We see that a basis of each of the summands of the middle term can be given by $\{\frac{x_1^dx_2^m}{x_0^{d+m}}\}_{0\leq d<n,0\leq m}$ and $\{\frac{x_1^dx_0^m}{x_2^{d+m}}\}_{0\leq d<n,0\leq m}$ respectively. To find a basis of the final term of our sequence, we note that $x_1^nx_0^{-m}x_1^{m-n}=\cdots$ for $m\in\Bbb Z$ are in the ideal we mod out by via multiplying the generator of the ideal by powers of the unit $\frac{x_0}{x_2}$. If we apply these rules to rewrite terms, we can see that $\{x_1^dx_0^{-m}x_2^{m-d}\}_{0\leq d<n,m\in\Bbb Z}$ forms a basis for the final term.
To compute the cokernel, I claim that the only terms not in the image of the map from the middle term are those of the form $x_1^dx_0^{-m}x_2^{-d+m}$ for $0<d<n$ and $1<m<d$, which gives the required dimension count. To prove this, we note that it's immediate that all the terms not involving $x_1$ are in the image: write them as a difference of terms involving only powers of $\frac{x_0}{x_2}$ and $\frac{x_2}{x_0}$, which we then see are in the image.
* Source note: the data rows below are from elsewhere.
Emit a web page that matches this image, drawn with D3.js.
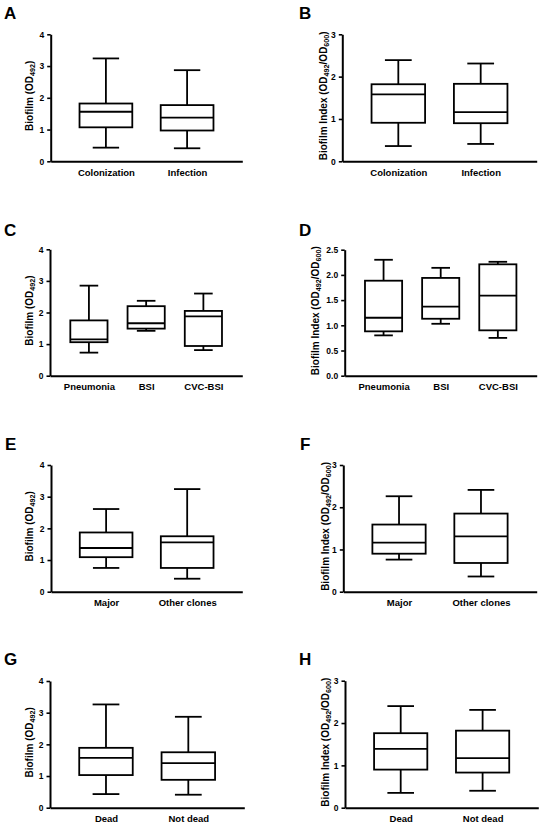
<!DOCTYPE html>
<html>
<head>
<meta charset="utf-8">
<script src="https://cdn.jsdelivr.net/npm/d3@7"></script>
<style>
  body { margin: 0; background: #fff; }
  text { font-family: "Liberation Sans", Arial, sans-serif; font-weight: bold; fill: #000; }
</style>
</head>
<body>
<div id="chart"></div>
<script>
// categories
const catColInf = ["Colonization", "Infection"]
const catSite = ["Pneumonia", "BSI", "CVC-BSI"]
const catClone = ["Major", "Other clones"]
const catOutcome = ["Dead", "Not dead"]

// box summaries per group: [min, q1, median, q3, max]
const boxA = [[0.43, 1.07, 1.56, 1.82, 3.24], [0.41, 0.97, 1.375, 1.77, 2.87]]
const boxB = [[0.36, 0.91, 1.58, 1.82, 2.39], [0.41, 0.90, 1.16, 1.83, 2.31]]
const boxC = [[0.73, 1.06, 1.15, 1.75, 2.85], [1.42, 1.49, 1.66, 2.20, 2.37], [0.81, 0.94, 1.88, 2.05, 2.60]]
const boxD = [[0.80, 0.88, 1.15, 1.885, 2.30], [1.03, 1.13, 1.37, 1.94, 2.14], [0.75, 0.90, 1.59, 2.21, 2.26]]
const boxE = [[0.75, 1.09, 1.38, 1.87, 2.61], [0.41, 0.75, 1.56, 1.75, 3.24]]
const boxF = [[0.76, 0.90, 1.16, 1.59, 2.26], [0.36, 0.68, 1.31, 1.85, 2.41]]
const boxG = [[0.43, 1.03, 1.57, 1.89, 3.26], [0.41, 0.88, 1.41, 1.75, 2.87]]
const boxH = [[0.35, 0.90, 1.39, 1.76, 2.40], [0.40, 0.83, 1.17, 1.82, 2.31]]

// tick labels
const ticksOD = [0, 1, 2, 3, 4]
const ticksIndex = [0, 1, 2, 3]
const ticksIndexD = [0, 0.5, 1.0, 1.5, 2.0, 2.5]

const width = 550, height = 829

const svg = d3.select("#chart").append("svg")
  .attr("width", width)
  .attr("height", height)

// panel frames (plot area in page pixels)
const panels = [
  { tag: "A", cats: catColInf, boxes: boxA, ticks: ticksOD, fmt: "d", label: "od",
    left: 50.7, right: 242.3, top: 34.3, bottom: 161.3, tagX: 4, tagY: 19, labX: 29.5 },
  { tag: "B", cats: catColInf, boxes: boxB, ticks: ticksIndex, fmt: "d", label: "index",
    left: 342.3, right: 536.7, top: 34.3, bottom: 161.3, tagX: 299, tagY: 19, labX: 323.5 },
  { tag: "C", cats: catSite, boxes: boxC, ticks: ticksOD, fmt: "d", label: "od",
    left: 50, right: 242.3, top: 249.3, bottom: 375.7, tagX: 4, tagY: 236, labX: 29.5 },
  { tag: "D", cats: catSite, boxes: boxD, ticks: ticksIndexD, fmt: ".1f", label: "index",
    left: 344.7, right: 536.7, top: 249.7, bottom: 375.7, tagX: 299, tagY: 236, labX: 315 },
  { tag: "E", cats: catClone, boxes: boxE, ticks: ticksOD, fmt: "d", label: "od",
    left: 51, right: 242.3, top: 465, bottom: 591.7, tagX: 5, tagY: 450, labX: 29.5 },
  { tag: "F", cats: catClone, boxes: boxF, ticks: ticksIndex, fmt: "d", label: "index",
    left: 343.3, right: 536.7, top: 465, bottom: 591.7, tagX: 300, tagY: 450, labX: 325 },
  { tag: "G", cats: catOutcome, boxes: boxG, ticks: ticksOD, fmt: "d", label: "od",
    left: 50, right: 244.3, top: 681, bottom: 807.7, tagX: 4, tagY: 665, labX: 29.5 },
  { tag: "H", cats: catOutcome, boxes: boxH, ticks: ticksIndex, fmt: "d", label: "index",
    left: 345, right: 538.3, top: 680.7, bottom: 807.7, tagX: 299, tagY: 665, labX: 325.5 }
]

function yLabel(g, p) {
  let t = g.append("text")
    .attr("transform", "translate(" + p.labX + "," + ((p.top + p.bottom) / 2 - 2) + ") rotate(-90)")
    .attr("text-anchor", "middle")
    .attr("dy", "0.35em")
    .style("font-size", "10px")
  let sub = (s) => t.append("tspan").attr("baseline-shift", "-25%").style("font-size", "7.2px").text(s)
  if (p.label === "od") {
    t.append("tspan").text("Biofilm (OD")
    sub("492")
    t.append("tspan").text(")")
  } else {
    t.append("tspan").text("Biofilm Index (OD")
    sub("492")
    t.append("tspan").text("/OD")
    sub("600")
    t.append("tspan").text(")")
  }
}

panels.forEach(p => {
  let g = svg.append("g")

  let x = d3.scalePoint().domain(p.cats).range([p.left, p.right]).padding(0.68)
  let y = d3.scaleLinear().domain([0, d3.max(p.ticks)]).range([p.bottom, p.top])
  let bw = x.step() * 0.65

  // panel letter
  g.append("text")
    .attr("x", p.tagX).attr("y", p.tagY)
    .style("font-size", "17px")
    .text(p.tag)

  // y axis
  let ya = g.append("g")
    .attr("transform", "translate(" + p.left + ",0)")
    .call(d3.axisLeft(y).tickValues(p.ticks).tickFormat(d3.format(p.fmt)).tickSize(3.5).tickSizeOuter(0).tickPadding(3))
  ya.select(".domain").attr("stroke-width", 2)
  ya.selectAll(".tick line").attr("stroke-width", 1.6)
  ya.selectAll(".tick text").style("font-size", "8.5px").attr("font-family", null)

  // x axis
  let xa = g.append("g")
    .attr("transform", "translate(0," + p.bottom + ")")
    .call(d3.axisBottom(x).tickSize(0).tickSizeOuter(0).tickPadding(8))
  xa.select(".domain").attr("stroke-width", 2)
  xa.selectAll(".tick text").style("font-size", "9.5px").attr("font-family", null)

  yLabel(g, p)

  // boxes
  let bx = g.selectAll(".box")
    .data(p.boxes.map((b, i) => ({ cat: p.cats[i], s: b })))
    .join("g")
    .attr("fill", "none")
    .attr("stroke", "#000")
    .attr("stroke-width", 1.8)

  // whiskers
  bx.append("line")
    .attr("x1", d => x(d.cat)).attr("x2", d => x(d.cat))
    .attr("y1", d => y(d.s[3])).attr("y2", d => y(d.s[4]))
  bx.append("line")
    .attr("x1", d => x(d.cat)).attr("x2", d => x(d.cat))
    .attr("y1", d => y(d.s[1])).attr("y2", d => y(d.s[0]))
  // caps
  bx.append("line")
    .attr("x1", d => x(d.cat) - bw / 4).attr("x2", d => x(d.cat) + bw / 4)
    .attr("y1", d => y(d.s[4])).attr("y2", d => y(d.s[4]))
  bx.append("line")
    .attr("x1", d => x(d.cat) - bw / 4).attr("x2", d => x(d.cat) + bw / 4)
    .attr("y1", d => y(d.s[0])).attr("y2", d => y(d.s[0]))
  // box
  bx.append("rect")
    .attr("x", d => x(d.cat) - bw / 2)
    .attr("width", bw)
    .attr("y", d => y(d.s[3]))
    .attr("height", d => y(d.s[1]) - y(d.s[3]))
    .attr("fill", "#fff")
  // median
  bx.append("line")
    .attr("x1", d => x(d.cat) - bw / 2).attr("x2", d => x(d.cat) + bw / 2)
    .attr("y1", d => y(d.s[2])).attr("y2", d => y(d.s[2]))
})
</script>
</body>
</html>
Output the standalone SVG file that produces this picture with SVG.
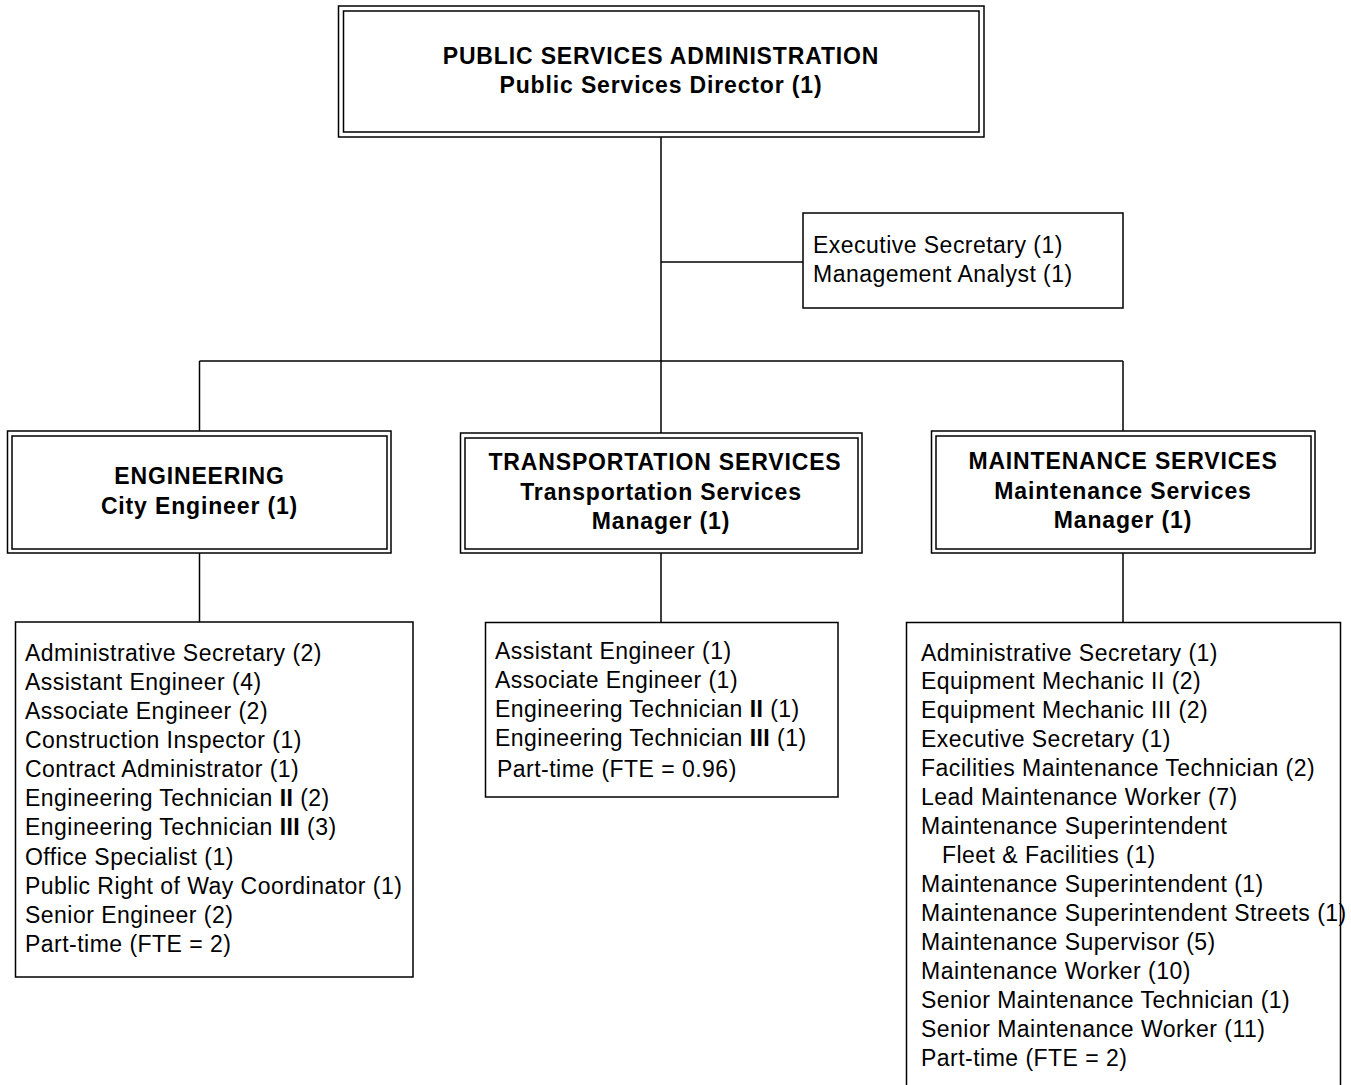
<svg xmlns="http://www.w3.org/2000/svg" width="1351" height="1085" viewBox="0 0 1351 1085">
<style>
rect{fill:none;stroke:#000;stroke-width:1.5}
.c line{stroke:#000;stroke-width:1.5}
text{font-family:"Liberation Sans",Arial,Helvetica,sans-serif;font-size:23px;fill:#000;letter-spacing:0.47px}
.h{font-weight:bold;text-anchor:middle;letter-spacing:0.85px}
.b{font-weight:bold}
</style>
<rect width="1351" height="1085" fill="#fff" stroke="none" style="fill:#fff;stroke:none"/>
<g class="c" id="connectors">
<line x1="661" y1="137" x2="661" y2="433"/>
<line x1="661" y1="262" x2="803" y2="262"/>
<line x1="199.5" y1="361" x2="1123" y2="361"/>
<line x1="199.5" y1="361" x2="199.5" y2="431"/>
<line x1="1123" y1="361" x2="1123" y2="431"/>
<line x1="199.5" y1="553" x2="199.5" y2="622"/>
<line x1="661" y1="553" x2="661" y2="623"/>
<line x1="1123" y1="553" x2="1123" y2="623"/>
</g>
<g id="admin">
<rect x="338.5" y="6" width="645.5" height="131"/>
<rect x="343.5" y="11" width="635.5" height="121"/>
<text class="h" x="661" y="64">PUBLIC SERVICES ADMINISTRATION</text>
<text class="h" x="661" y="93">Public Services Director (1)</text>
</g>
<g id="staff">
<rect x="803" y="213" width="320" height="95"/>
<text x="813" y="253">Executive Secretary (1)</text>
<text x="813" y="282">Management Analyst (1)</text>
</g>
<g id="engineering">
<rect x="7.5" y="431" width="383.5" height="122"/>
<rect x="12" y="436" width="375" height="113"/>
<text class="h" x="199.5" y="484">ENGINEERING</text>
<text class="h" x="199.5" y="514">City Engineer (1)</text>
</g>
<g id="transportation">
<rect x="460.5" y="433" width="401.5" height="120"/>
<rect x="465" y="438" width="393" height="111"/>
<text class="h" x="665" y="470">TRANSPORTATION SERVICES</text>
<text class="h" x="661" y="500">Transportation Services</text>
<text class="h" x="661" y="529">Manager (1)</text>
</g>
<g id="maintenance">
<rect x="931.5" y="431" width="383.5" height="122"/>
<rect x="936" y="436" width="375" height="113"/>
<text class="h" x="1123" y="469">MAINTENANCE SERVICES</text>
<text class="h" x="1123" y="499">Maintenance Services</text>
<text class="h" x="1123" y="528">Manager (1)</text>
</g>
<g id="engineering-staff">
<rect x="15.5" y="622" width="397.5" height="355"/>
<text x="25" y="661">Administrative Secretary (2)</text>
<text x="25" y="690">Assistant Engineer (4)</text>
<text x="25" y="719">Associate Engineer (2)</text>
<text x="25" y="748">Construction Inspector (1)</text>
<text x="25" y="777">Contract Administrator (1)</text>
<text x="25" y="806">Engineering Technician <tspan class="b">II</tspan> (2)</text>
<text x="25" y="835">Engineering Technician <tspan class="b">III</tspan> (3)</text>
<text x="25" y="865">Office Specialist (1)</text>
<text x="25" y="894">Public Right of Way Coordinator (1)</text>
<text x="25" y="923">Senior Engineer (2)</text>
<text x="25" y="952">Part-time (FTE = 2)</text>
</g>
<g id="transportation-staff">
<rect x="485.5" y="622.5" width="352.5" height="174.5"/>
<text x="495" y="659">Assistant Engineer (1)</text>
<text x="495" y="688">Associate Engineer (1)</text>
<text x="495" y="717">Engineering Technician <tspan class="b">II</tspan> (1)</text>
<text x="495" y="746">Engineering Technician <tspan class="b">III</tspan> (1)</text>
<text x="497" y="777">Part-time (FTE = 0.96)</text>
</g>
<g id="maintenance-staff">
<rect x="906.5" y="622.5" width="434" height="480"/>
<text x="921" y="661">Administrative Secretary (1)</text>
<text x="921" y="689">Equipment Mechanic II (2)</text>
<text x="921" y="718">Equipment Mechanic III (2)</text>
<text x="921" y="747">Executive Secretary (1)</text>
<text x="921" y="776">Facilities Maintenance Technician (2)</text>
<text x="921" y="805">Lead Maintenance Worker (7)</text>
<text x="921" y="834">Maintenance Superintendent</text>
<text x="942" y="863">Fleet &amp; Facilities (1)</text>
<text x="921" y="892">Maintenance Superintendent (1)</text>
<text x="921" y="921">Maintenance Superintendent Streets (1)</text>
<text x="921" y="950">Maintenance Supervisor (5)</text>
<text x="921" y="979">Maintenance Worker (10)</text>
<text x="921" y="1008">Senior Maintenance Technician (1)</text>
<text x="921" y="1037">Senior Maintenance Worker (11)</text>
<text x="921" y="1066">Part-time (FTE = 2)</text>
</g>
</svg>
Next, if $m\leq 0$ we get that such a term is already in the basis $\{\frac{x_1^dx_0^m}{x_2^{d+m}}\}_{0\leq d<n,0\leq m}$ of the second summand, similarly for terms with $m\geq d$ and the basis of the first summand. To prove this, suppose such a term can be written as $f-g$ for $f\in\mathcal{O}_X(X\cap D(x_0)$ and $g\in\mathcal{O}_X(X\cap D(x_2))$. It's clear that we may assume $f=\sum_{i=1}^{d-1} a_i\frac{x_1^i}{x_0^i}$ and $g=\sum_{i=1}^{d-1} b_i\frac{x_1^i}{x_2^i}$. Clearing denominators and comparing coefficients we see that this cannot be the case.